Given instruction ->
Emit the data below verbatim, stripping out any pictures.

Collected data ->

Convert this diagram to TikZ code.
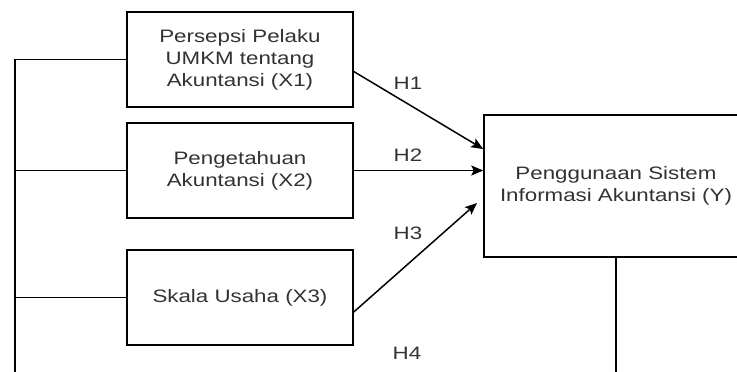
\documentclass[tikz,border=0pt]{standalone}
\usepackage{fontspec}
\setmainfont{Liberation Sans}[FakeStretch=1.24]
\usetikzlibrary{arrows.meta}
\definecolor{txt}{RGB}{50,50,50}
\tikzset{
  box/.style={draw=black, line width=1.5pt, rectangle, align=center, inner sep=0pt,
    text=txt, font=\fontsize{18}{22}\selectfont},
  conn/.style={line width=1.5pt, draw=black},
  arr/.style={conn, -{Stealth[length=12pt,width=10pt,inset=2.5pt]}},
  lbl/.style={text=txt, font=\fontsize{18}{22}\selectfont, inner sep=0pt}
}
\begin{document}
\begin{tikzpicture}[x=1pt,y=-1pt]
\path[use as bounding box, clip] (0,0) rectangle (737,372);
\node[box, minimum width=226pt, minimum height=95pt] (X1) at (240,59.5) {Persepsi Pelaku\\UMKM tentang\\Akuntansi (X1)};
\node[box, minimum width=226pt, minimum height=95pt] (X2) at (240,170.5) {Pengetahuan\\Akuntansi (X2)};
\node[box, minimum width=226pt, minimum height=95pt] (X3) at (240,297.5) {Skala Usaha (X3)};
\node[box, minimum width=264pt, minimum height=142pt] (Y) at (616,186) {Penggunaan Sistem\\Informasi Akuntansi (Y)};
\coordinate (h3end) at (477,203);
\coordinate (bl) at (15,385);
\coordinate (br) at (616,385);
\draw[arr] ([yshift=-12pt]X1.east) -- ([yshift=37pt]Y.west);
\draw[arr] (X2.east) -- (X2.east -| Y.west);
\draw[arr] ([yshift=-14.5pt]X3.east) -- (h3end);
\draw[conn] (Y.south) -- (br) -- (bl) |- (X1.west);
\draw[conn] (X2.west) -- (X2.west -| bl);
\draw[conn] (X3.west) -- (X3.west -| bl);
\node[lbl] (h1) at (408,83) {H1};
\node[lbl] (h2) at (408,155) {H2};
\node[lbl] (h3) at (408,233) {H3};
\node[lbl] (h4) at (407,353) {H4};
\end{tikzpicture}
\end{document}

Exercise response ->
Convert this diagram to TikZ code.
\documentclass[tikz,border=0pt]{standalone}
\usepackage{fontspec}
\setmainfont{Liberation Sans}[FakeStretch=1.24]
\usetikzlibrary{arrows.meta}
\definecolor{txt}{RGB}{50,50,50}
\tikzset{
  box/.style={draw=black, line width=1.5pt, rectangle, align=center, inner sep=0pt,
    text=txt, font=\fontsize{18}{22}\selectfont},
  conn/.style={line width=1.5pt, draw=black},
  arr/.style={conn, -{Stealth[length=12pt,width=10pt,inset=2.5pt]}},
  lbl/.style={text=txt, font=\fontsize{18}{22}\selectfont, inner sep=0pt}
}
\begin{document}
\begin{tikzpicture}[x=1pt,y=-1pt]
\path[use as bounding box, clip] (0,0) rectangle (737,372);
\node[box, minimum width=226pt, minimum height=95pt] (X1) at (240,59.5) {Persepsi Pelaku\\UMKM tentang\\Akuntansi (X1)};
\node[box, minimum width=226pt, minimum height=95pt] (X2) at (240,170.5) {Pengetahuan\\Akuntansi (X2)};
\node[box, minimum width=226pt, minimum height=95pt] (X3) at (240,297.5) {Skala Usaha (X3)};
\node[box, minimum width=264pt, minimum height=142pt] (Y) at (616,186) {Penggunaan Sistem\\Informasi Akuntansi (Y)};
\coordinate (h3end) at (477,203);
\coordinate (bl) at (15,385);
\coordinate (br) at (616,385);
\draw[arr] ([yshift=-12pt]X1.east) -- ([yshift=37pt]Y.west);
\draw[arr] (X2.east) -- (X2.east -| Y.west);
\draw[arr] ([yshift=-14.5pt]X3.east) -- (h3end);
\draw[conn] (Y.south) -- (br) -- (bl) |- (X1.west);
\draw[conn] (X2.west) -- (X2.west -| bl);
\draw[conn] (X3.west) -- (X3.west -| bl);
\node[lbl] (h1) at (408,83) {H1};
\node[lbl] (h2) at (408,155) {H2};
\node[lbl] (h3) at (408,233) {H3};
\node[lbl] (h4) at (407,353) {H4};
\end{tikzpicture}
\end{document}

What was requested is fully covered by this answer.